Surgical risk from painkiller may be brief
By Ben Harder
Physicians often advise patients not to use painkillers such as aspirin and ibuprofen in the week or so before a planned surgery because those drugs inhibit blood clotting and can increase the risk of serious bleeding in the operating room. A mere day’s worth of abstinence from these painkillers may suffice, investigators now say.
To simulate steady use of ibuprofen, Neil Goldenberg and his two colleagues at the University of Colorado Health Sciences Center in Aurora gave 11 healthy, adult volunteers a 600-milligram dose of the drug three times daily for 7 days. They drew blood samples 40 minutes and then 8 and 24 hours after each volunteer took the final pill and tested each sample to see how quickly the blood’s clot-forming particles, or platelets, would spring into action.

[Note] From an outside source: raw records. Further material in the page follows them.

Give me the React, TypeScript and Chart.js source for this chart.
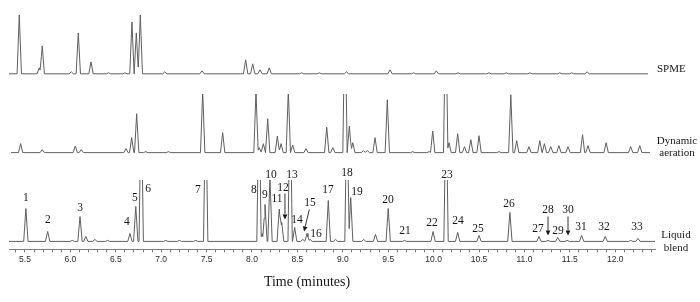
import React, { useEffect, useRef } from "react";
import { Chart, registerables } from "chart.js";

Chart.register(...registerables);

// ---------- data ----------
const seriesNames = ["SPME", "Dynamic aeration", "Liquid blend"];

// SPME trace: retention time (min) and peak height (arbitrary units)
const spmeTimes = [5.437, 5.657, 5.69, 6.01, 6.087, 6.227, 6.42, 6.6, 6.678, 6.726, 6.77, 7.04, 7.45, 7.93, 8.008, 8.088, 8.19, 8.547, 8.74, 9.04, 9.52, 9.78, 10.03, 10.27, 10.61, 10.8, 11.06, 11.39, 11.52, 11.69];
const spmeHeights = [59, 6, 28, 2, 41, 12, 1, 1, 52, 41, 59, 2, 3, 14, 10, 4, 6, 1, 1, 2, 4, 1, 3, 1, 1, 1, 1, 1, 1, 2];
const spmeRange = [5.324, 12.361];

// Dynamic aeration trace
const aerationTimes = [5.452, 5.69, 6.054, 6.12, 6.612, 6.675, 6.73, 6.83, 7.08, 7.457, 7.677, 8.044, 8.08, 8.125, 8.173, 8.279, 8.32, 8.4, 8.448, 8.595, 8.823, 8.89, 9.024, 9.072, 9.11, 9.226, 9.27, 9.355, 9.49, 9.77, 9.95, 9.99, 10.133, 10.17, 10.265, 10.34, 10.41, 10.5, 10.72, 10.85, 10.915, 11.05, 11.17, 11.22, 11.29, 11.38, 11.48, 11.64, 11.7, 11.9, 12.17, 12.27];
const aerationHeights = [9, 3, 6.5, 3, 4, 15, 39, 1, 1, 62, 20, 62, 5, 9, 34, 16.6, 9, 62, 7.6, 4, 25.6, 5, 150, 26.6, 10, 2, 2, 15, 53, 1, 1, 21.6, 150, 10, 19, 6, 13, 17, 1, 58, 12, 6, 12, 9, 6, 7, 6, 18, 7, 10, 6, 7];
const aerationRange = [5.346, 12.383];

// Liquid blend trace
const liquidTimes = [5.51, 5.75, 6.02, 6.106, 6.17, 6.27, 6.41, 6.656, 6.72, 6.78, 7.05, 7.2, 7.38, 7.49, 8.077, 8.11, 8.143, 8.198, 8.3, 8.327, 8.42, 8.47, 8.56, 8.606, 8.64, 8.84, 8.92, 9.046, 9.087, 9.23, 9.36, 9.5, 9.68, 9.994, 10.137, 10.265, 10.5, 10.84, 11.16, 11.26, 11.367, 11.47, 11.63, 11.89, 12.17, 12.25];
const liquidHeights = [33, 10, 1, 25, 5, 2, 1, 8, 35, 150, 1, 1, 1, 150, 150, 8, 37, 64, 32, 19, 150, 14, 2, 8, 2, 41, 2, 150, 44, 2, 7, 33, 1, 10, 150, 9, 6, 29, 5, 1, 4, 1, 6, 5, 1, 3];
const liquidRange = [5.324, 12.438];

// Peak numbers on the liquid blend trace (label anchor: time, level)
const peakLabels = ["1", "2", "3", "4", "5", "6", "7", "8", "9", "10", "11", "12", "13", "14", "15", "16", "17", "18", "19", "20", "21", "22", "23", "24", "25", "26", "27", "28", "29", "30", "31", "32", "33"];
const labelTimes = [5.511, 5.753, 6.106, 6.623, 6.711, 6.855, 7.405, 8.022, 8.143, 8.209, 8.275, 8.341, 8.44, 8.496, 8.639, 8.705, 8.837, 9.046, 9.156, 9.498, 9.685, 9.982, 10.148, 10.269, 10.489, 10.83, 11.15, 11.26, 11.37, 11.48, 11.623, 11.877, 12.24];
const labelLevels = [44, 21, 34, 19, 44, 53, 52, 52, 47, 67, 43, 54, 67, 21, 39, 7, 52, 69, 50, 42, 10, 18, 67, 20, 12, 38, 12, 32, 10, 32, 14, 14, 14];

// Arrows pointing at small peaks
const arrowLabels = ["12", "15", "28", "30"];
const arrowFromTimes = [8.363, 8.631, 11.26, 11.48];
const arrowFromLevels = [48, 32, 25, 25];
const arrowToTimes = [8.363, 8.573, 11.26, 11.48];
const arrowToLevels = [22, 10, 6, 6];

// x axis
const xMin = 5.324;
const xMax = 12.438;
const tickStep = 0.1;
const axisTitle = "Time (minutes)";

// ---------- layout constants ----------
const PEAK_HALF_WIDTH = 0.024;
const OFFSET_SPME = 168;
const OFFSET_AERATION = 89;
const OFFSET_LIQUID = 0;
const LINE_COLOR = "#5f5f5f";
const SERIF = '"Liberation Serif", "Times New Roman", serif';

function buildTrace(times: number[], heights: number[], range: number[], offset: number) {
  const xs = new Set<number>([range[0], range[1]]);
  times.forEach((t) => {
    xs.add(t - PEAK_HALF_WIDTH);
    xs.add(t);
    xs.add(t + PEAK_HALF_WIDTH);
  });
  const sorted = Array.from(xs)
    .filter((v) => v >= range[0] && v <= range[1])
    .sort((a, b) => a - b);
  return sorted.map((xv) => {
    let yv = 0;
    times.forEach((t, i) => {
      const d = Math.abs(xv - t);
      if (d < PEAK_HALF_WIDTH) yv += heights[i] * (1 - d / PEAK_HALF_WIDTH);
    });
    return { x: xv, y: yv + offset };
  });
}

function drawArrow(ctx: CanvasRenderingContext2D, x1: number, y1: number, x2: number, y2: number) {
  const ang = Math.atan2(y2 - y1, x2 - x1);
  const head = 5;
  const hw = 2.4;
  const bx = x2 - head * Math.cos(ang);
  const by = y2 - head * Math.sin(ang);
  ctx.beginPath();
  ctx.moveTo(x1, y1);
  ctx.lineTo(bx, by);
  ctx.stroke();
  ctx.beginPath();
  ctx.moveTo(x2, y2);
  ctx.lineTo(bx + hw * Math.sin(ang), by - hw * Math.cos(ang));
  ctx.lineTo(bx - hw * Math.sin(ang), by + hw * Math.cos(ang));
  ctx.closePath();
  ctx.fill();
}

const annotatePlugin = {
  id: "annotate",
  afterDatasetsDraw(chart: any) {
    const { ctx, chartArea } = chart;
    const xs = chart.scales.x;
    const ys = chart.scales.y;
    ctx.save();
    ctx.fillStyle = "#161616";
    ctx.strokeStyle = "#333";
    ctx.lineWidth = 1;
    ctx.textAlign = "center";
    ctx.textBaseline = "middle";
    ctx.font = `11.5px ${SERIF}`;
    peakLabels.forEach((s, i) => {
      ctx.fillText(s, xs.getPixelForValue(labelTimes[i]), ys.getPixelForValue(labelLevels[i]));
    });
    arrowLabels.forEach((_, i) => {
      drawArrow(
        ctx,
        xs.getPixelForValue(arrowFromTimes[i]),
        ys.getPixelForValue(arrowFromLevels[i]),
        xs.getPixelForValue(arrowToTimes[i]),
        ys.getPixelForValue(arrowToLevels[i])
      );
    });
    // series names on the right
    ctx.font = `11px ${SERIF}`;
    const r = chartArea.right;
    ctx.textAlign = "left";
    ctx.fillText(seriesNames[0], r + 2, ys.getPixelForValue(OFFSET_SPME + 5));
    ctx.textAlign = "center";
    const [d1, d2] = seriesNames[1].split(" ");
    ctx.fillText(d1, r + 22, ys.getPixelForValue(OFFSET_AERATION + 12));
    ctx.fillText(d2, r + 22, ys.getPixelForValue(OFFSET_AERATION));
    const [l1, l2] = seriesNames[2].split(" ");
    ctx.fillText(l1, r + 21, ys.getPixelForValue(OFFSET_LIQUID + 6));
    ctx.fillText(l2, r + 21, ys.getPixelForValue(OFFSET_LIQUID - 7));
    // axis title
    ctx.font = `14px ${SERIF}`;
    ctx.fillText(axisTitle, chartArea.left + 298, 282);
    ctx.restore();
  },
};

export default function App() {
  const ref = useRef<HTMLCanvasElement>(null);
  useEffect(() => {
    if (!ref.current) return;
    const lineDs = (label: string, data: any[], clipTop: number | false) => ({
      label,
      data,
      borderColor: LINE_COLOR,
      backgroundColor: LINE_COLOR,
      borderWidth: 1,
      pointRadius: 0,
      tension: 0,
      fill: false,
      clip: clipTop === false ? undefined : { left: 5, right: 5, top: -clipTop, bottom: 5 },
    });
    const chart = new Chart(ref.current, {
      type: "line",
      data: {
        datasets: [
          lineDs(seriesNames[0], buildTrace(spmeTimes, spmeHeights, spmeRange, OFFSET_SPME), false),
          lineDs(seriesNames[1], buildTrace(aerationTimes, aerationHeights, aerationRange, OFFSET_AERATION), 94),
          lineDs(seriesNames[2], buildTrace(liquidTimes, liquidHeights, liquidRange, OFFSET_LIQUID), 180),
        ],
      },
      options: {
        animation: false,
        responsive: false,
        parsing: false,
        normalized: true,
        layout: { padding: { left: 9, right: 45, top: 0, bottom: 35.4 } },
        plugins: { legend: { display: false }, tooltip: { enabled: false } },
        scales: {
          x: {
            type: "linear",
            min: xMin,
            max: xMax,
            border: { display: true, color: "#7a7a7a", width: 1 },
            grid: { display: true, drawOnChartArea: false, drawTicks: true, tickLength: 3, tickColor: "#7a7a7a" },
            ticks: {
              stepSize: tickStep,
              includeBounds: false,
              autoSkip: false,
              maxRotation: 0,
              padding: 2,
              color: "#2a2a2a",
              font: { family: '"Liberation Sans", Arial, sans-serif', size: 8.5 },
              callback: (value: any) => {
                const v = Math.round(Number(value) * 10) / 10;
                return Math.abs(v * 2 - Math.round(v * 2)) < 1e-6 ? v.toFixed(1) : "";
              },
            },
          },
          y: { type: "linear", display: false, min: -8, max: 242 },
        },
      },
      plugins: [annotatePlugin],
    } as any);
    return () => chart.destroy();
  }, []);
  return (
    <div style={{ position: "absolute", left: 0, top: 0, width: 700, height: 302, background: "#fff" }}>
      <canvas ref={ref} width={700} height={302} style={{ display: "block" }} />
    </div>
  );
}
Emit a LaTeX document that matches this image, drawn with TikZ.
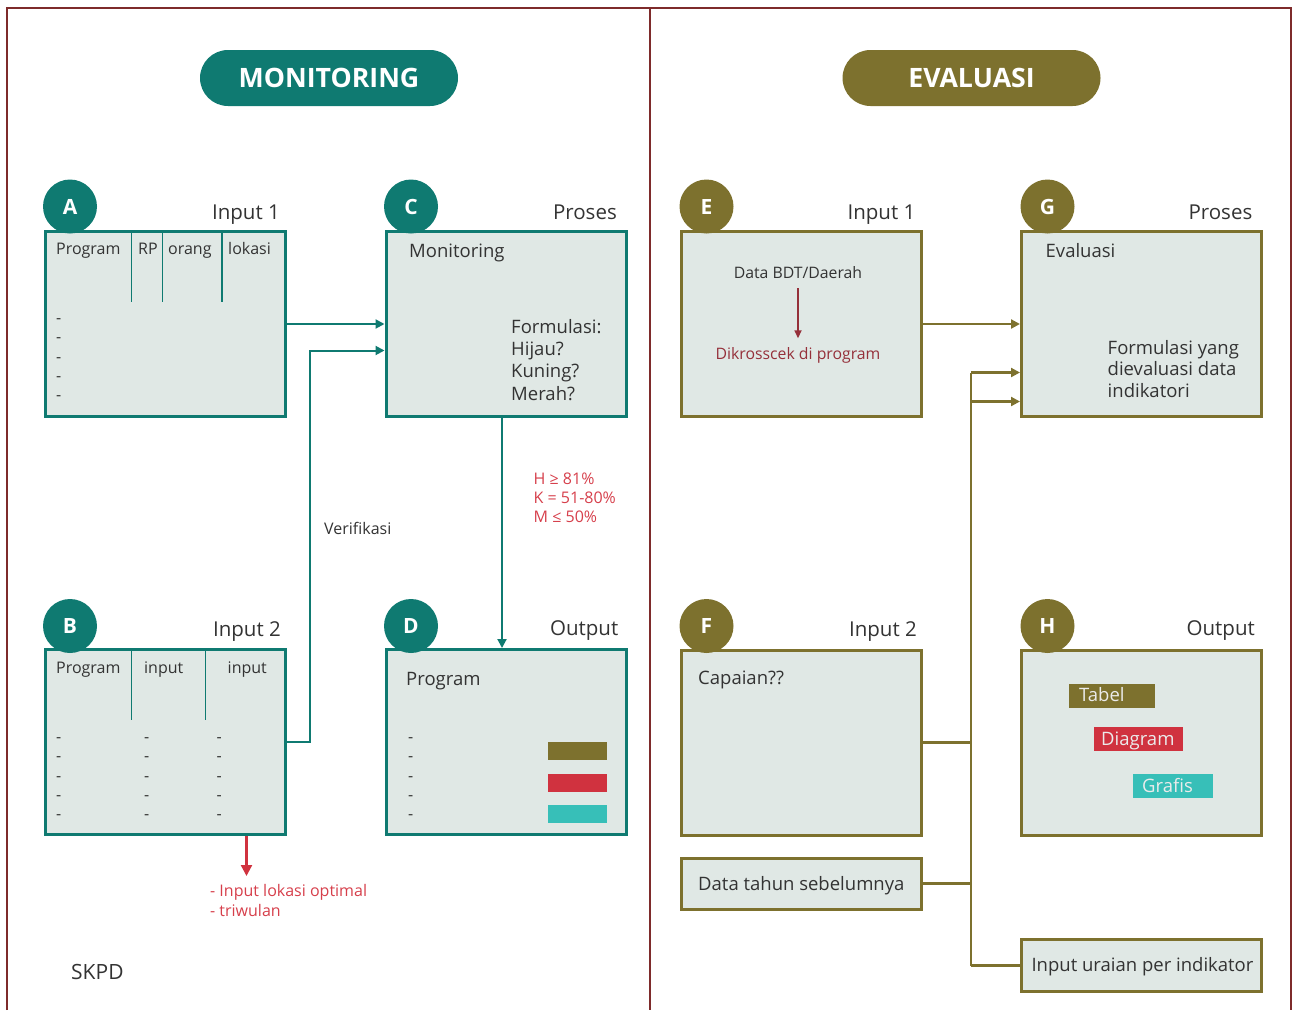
\documentclass[tikz,border=0pt]{standalone}
\usepackage{fontspec}
\setmainfont{Open Sans}
\usetikzlibrary{arrows.meta}

\definecolor{monteal}{HTML}{0F7A71}
\definecolor{evolive}{HTML}{7D712E}
\definecolor{panelfill}{HTML}{E0E8E5}
\definecolor{framered}{HTML}{7E2B2B}
\definecolor{flagred}{HTML}{D0323F}
\definecolor{flagcyan}{HTML}{37BFB8}
\definecolor{notered}{HTML}{D63F4B}
\definecolor{checkred}{HTML}{95303A}
\definecolor{inktext}{HTML}{333333}

\begin{document}
\begin{tikzpicture}[x=1pt,y=-1pt,
  mbox/.style={draw=monteal, fill=panelfill, line width=3pt,
    minimum width=240pt, minimum height=185pt, inner sep=0pt},
  ebox/.style={mbox, draw=evolive},
  badge/.style={circle, minimum size=54pt, inner sep=0pt, text=white,
    font=\bfseries\fontsize{21}{21}\selectfont},
  pill/.style={rounded corners=28pt, minimum width=258pt, minimum height=56pt,
    inner sep=0pt, text=white, font=\bfseries\fontsize{26.7}{26.7}\selectfont},
  lbl/.style={inner sep=0pt, text=inktext, font=\fontsize{#1}{#1}\selectfont},
  lbl/.default=18.5,
  tconn/.style={draw=monteal, line width=2pt},
  oconn/.style={draw=evolive, line width=2.2pt},
  tline/.style={draw=monteal, line width=1.6pt},
  tip/.style={-{Triangle[length=9pt,width=9pt]}},
  flag/.style={inner sep=0pt, minimum width=59pt, minimum height=18pt, anchor=north west},
  tagbox/.style={inner sep=0pt, minimum height=24pt, anchor=north west},
  tagtext/.style={inner sep=0pt, text=white!92!black, font=\fontsize{18.5}{18.5}\selectfont, anchor=base west},
]
\useasboundingbox (0,0) rectangle (1293,1010);

% outer frame and the divider between the two halves
\draw[framered, line width=2pt] (7,1010) -- (7,7.5) -- (1290.5,7.5) -- (1290.5,1010);
\draw[framered, line width=2pt] (650,7.5) -- (650,1010);

% section titles
\node[pill, fill=monteal] (montitle) at (329,78) {\raisebox{-1.5pt}{MONITORING}};
\node[pill, fill=evolive] (evtitle) at (971.5,78) {\raisebox{-1.5pt}{EVALUASI}};

% ---------------- monitoring panels ----------------
\node[mbox] (A) at (165.5,324) {};
\node[mbox] (C) at (506,324) {};
\node[mbox] (B) at (165.5,742) {};
\node[mbox] (D) at (506,742) {};

% panel A: table header
\draw[tline] (131.5,231) -- (131.5,302);
\draw[tline] (162.5,231) -- (162.5,302);
\draw[tline] (222,231) -- (222,302);
\node[lbl=16, anchor=base west] (aprog) at (56,254.5) {Program};
\node[lbl=16, anchor=base west] (arp) at (138,254.5) {RP};
\node[lbl=16, anchor=base west] (aorang) at (168,254.5) {orang};
\node[lbl=16, anchor=base west] (alok) at (228,254.5) {lokasi};
\foreach \yy [count=\i] in {323,342.5,362,381,400}
  \node[lbl=16, anchor=base west] (ad\i) at (56,\yy) {-};

% panel C
\node[lbl, anchor=base west] (cmon) at (409,257.5) {Monitoring};
\node[lbl, anchor=base west] (cf1) at (511,333) {Formulasi:};
\node[lbl, anchor=base west] (cf2) at (511,355.5) {Hijau?};
\node[lbl, anchor=base west] (cf3) at (511,377.5) {Kuning?};
\node[lbl, anchor=base west] (cf4) at (511,400) {Merah?};

% panel B: table header
\draw[tline] (131.5,649) -- (131.5,720);
\draw[tline] (205.5,649) -- (205.5,720);
\node[lbl=16, anchor=base west] (bprog) at (56,673.5) {Program};
\node[lbl=16, anchor=base west] (bin1) at (144,673.5) {input};
\node[lbl=16, anchor=base west] (bin2) at (227.5,673.5) {input};
\foreach \yy [count=\i] in {742,761.5,781,800.5,819.5} {
  \node[lbl=16, anchor=base west] (bda\i) at (56,\yy) {-};
  \node[lbl=16, anchor=base west] (bdb\i) at (144,\yy) {-};
  \node[lbl=16, anchor=base west] (bdc\i) at (216.5,\yy) {-};
}

% panel D
\node[lbl, anchor=base west] (dprog) at (406,685) {Program};
\foreach \yy [count=\i] in {742,761.5,781,800.5,819.5}
  \node[lbl=16, anchor=base west] (dd\i) at (408,\yy) {-};
\node[flag, fill=evolive] (dbar1) at (548,742) {};
\node[flag, fill=flagred] (dbar2) at (548,774) {};
\node[flag, fill=flagcyan] (dbar3) at (548,805) {};

% badges and headings
\node[badge, fill=monteal] (bA) at (70,206.5) {A};
\node[badge, fill=monteal] (bC) at (411,206.5) {C};
\node[badge, fill=monteal] (bB) at (70,626) {B};
\node[badge, fill=monteal] (bD) at (411,626) {D};
\node[lbl=20.5, anchor=base east] (hA) at (280,219) {Input 1};
\node[lbl=20.5, anchor=base east] (hC) at (617,219) {Proses};
\node[lbl=20.5, anchor=base east] (hB) at (281,636) {Input 2};
\node[lbl=20.5, anchor=base east] (hD) at (618.5,635.5) {Output};

% monitoring connectors
\draw[tconn, tip] (A.east) -- (C.west);
\draw[tconn, tip] (B.east) -- ++(23,0) |- ([yshift=-26.5pt]C.west);
\draw[tconn, tip] ([xshift=-4pt]C.south) -- ([xshift=-4pt]D.north);
\node[lbl=16, anchor=base west] (verif) at (324,534.5) {Verifikasi};
\node[lbl=16, anchor=base west, text=notered] (th1) at (533.5,484) {H ≥ 81\%};
\node[lbl=16, anchor=base west, text=notered] (th2) at (533.5,503) {K = 51-80\%};
\node[lbl=16, anchor=base west, text=notered] (th3) at (533.5,522) {M ≤ 50\%};

\draw[draw=flagred, line width=2.2pt, -{Triangle[length=11pt,width=11pt]}]
  ([xshift=81pt]B.south) -- ++(0,40) coordinate (redend);
\node[lbl=16, anchor=base west, text=notered] (bn1) at (210,896.5) {- Input lokasi optimal};
\node[lbl=16, anchor=base west, text=notered] (bn2) at (210,916) {- triwulan};
\node[lbl=21, anchor=base west] (skpd) at (71,979.5) {SKPD};

% ---------------- evaluation panels ----------------
\node[ebox] (E) at (801,324) {};
\node[ebox] (G) at (1141.5,324) {};
\node[ebox] (F) at (801,742.5) {};
\node[ebox] (H) at (1141.5,742.5) {};
\node[ebox, minimum height=51pt] (P) at (801,883.5) {};
\node[ebox, minimum height=52pt] (U) at (1141.5,965.5) {};

% panel E
\node[lbl=15.8, anchor=base] (bdt) at (798,278) {Data BDT/Daerah};
\node[lbl=15.8, anchor=base, text=checkred] (kross) at (798,359.5) {Dikrosscek di program};
\draw[draw=checkred, line width=1.6pt, -{Triangle[length=8pt,width=7pt]}]
  ([yshift=-10pt]bdt.south) -- ([yshift=9pt]kross.north);

% panel G
\node[lbl, anchor=base west] (geval) at (1045.5,257) {Evaluasi};
\node[lbl, anchor=base west] (gf1) at (1107.5,354) {Formulasi yang};
\node[lbl, anchor=base west] (gf2) at (1107.5,375.5) {dievaluasi data};
\node[lbl, anchor=base west] (gf3) at (1107.5,397) {indikatori};

% panel F and the extra inputs
\node[lbl, anchor=base west] (fcap) at (698,684) {Capaian??};
\node[lbl, anchor=base west] (ptxt) at (698,890.5) {Data tahun sebelumnya};
\node[lbl, anchor=base] (utxt) at (1142.5,971.5) {Input uraian per indikator};

% panel H
\node[tagbox, fill=evolive, minimum width=86pt] (tabel) at (1069,683.5) {};
\node[tagtext] (tabelt) at (1079,701.5) {Tabel};
\node[tagbox, fill=flagred, minimum width=89pt] (diag) at (1094,727) {};
\node[tagtext] (diagt) at (1101,745) {Diagram};
\node[tagbox, fill=flagcyan, minimum width=80pt] (graf) at (1133,774) {};
\node[tagtext] (graft) at (1142,792.5) {Grafis};

% badges and headings
\node[badge, fill=evolive] (bE) at (706.5,206.5) {E};
\node[badge, fill=evolive] (bG) at (1047.5,206.5) {G};
\node[badge, fill=evolive] (bF) at (706.5,626) {F};
\node[badge, fill=evolive] (bH) at (1047.5,626) {H};
\node[lbl=20.5, anchor=base east] (hE) at (915.5,219) {Input 1};
\node[lbl=20.5, anchor=base east] (hG) at (1252.5,219) {Proses};
\node[lbl=20.5, anchor=base east] (hF) at (917,636) {Input 2};
\node[lbl=20.5, anchor=base east] (hH) at (1255,635.5) {Output};

% evaluation connectors
\coordinate (trunktop) at (971,372.5);
\coordinate (trunkmid) at (971,401.5);
\coordinate (trunkbot) at (971,965.5);
\draw[oconn, tip] (E.east) -- (G.west);
\draw[oconn] (trunkbot) -- (trunktop);
\draw[oconn, tip] (trunktop) -- (G.west |- trunktop);
\draw[oconn, tip] (trunkmid) -- (G.west |- trunkmid);
\draw[oconn] (F.east) -- (F.east -| trunktop);
\draw[oconn] (P.east) -- (P.east -| trunktop);
\draw[oconn] (trunkbot) -- (U.west);
\end{tikzpicture}
\end{document}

Most of the 40-minute samples clotted slowly, an indication of platelet dysfunction. The majority of samples harvested 8 hours after the last pill clotted at a speed within the normal range. A full day after the last use of ibuprofen, all volunteers’ blood clotted at normal speed, the researchers report in the April 5 Annals of Internal Medicine.
The researchers caution that the test they used may not reflect actual bleeding risk in surgery and that ill people’s blood may respond differently than that of healthy volunteers. Nevertheless, Goldenberg and his colleagues say, forgoing painkillers for several days or a week before surgery may not be necessary.
The researchers additionally observed that all three female volunteers who took oral contraceptives throughout the study showed no sign of platelet dysfunction, even 40 minutes after a dose of ibuprofen. Contraceptive drugs contain hormones known to promote clotting, the researchers note.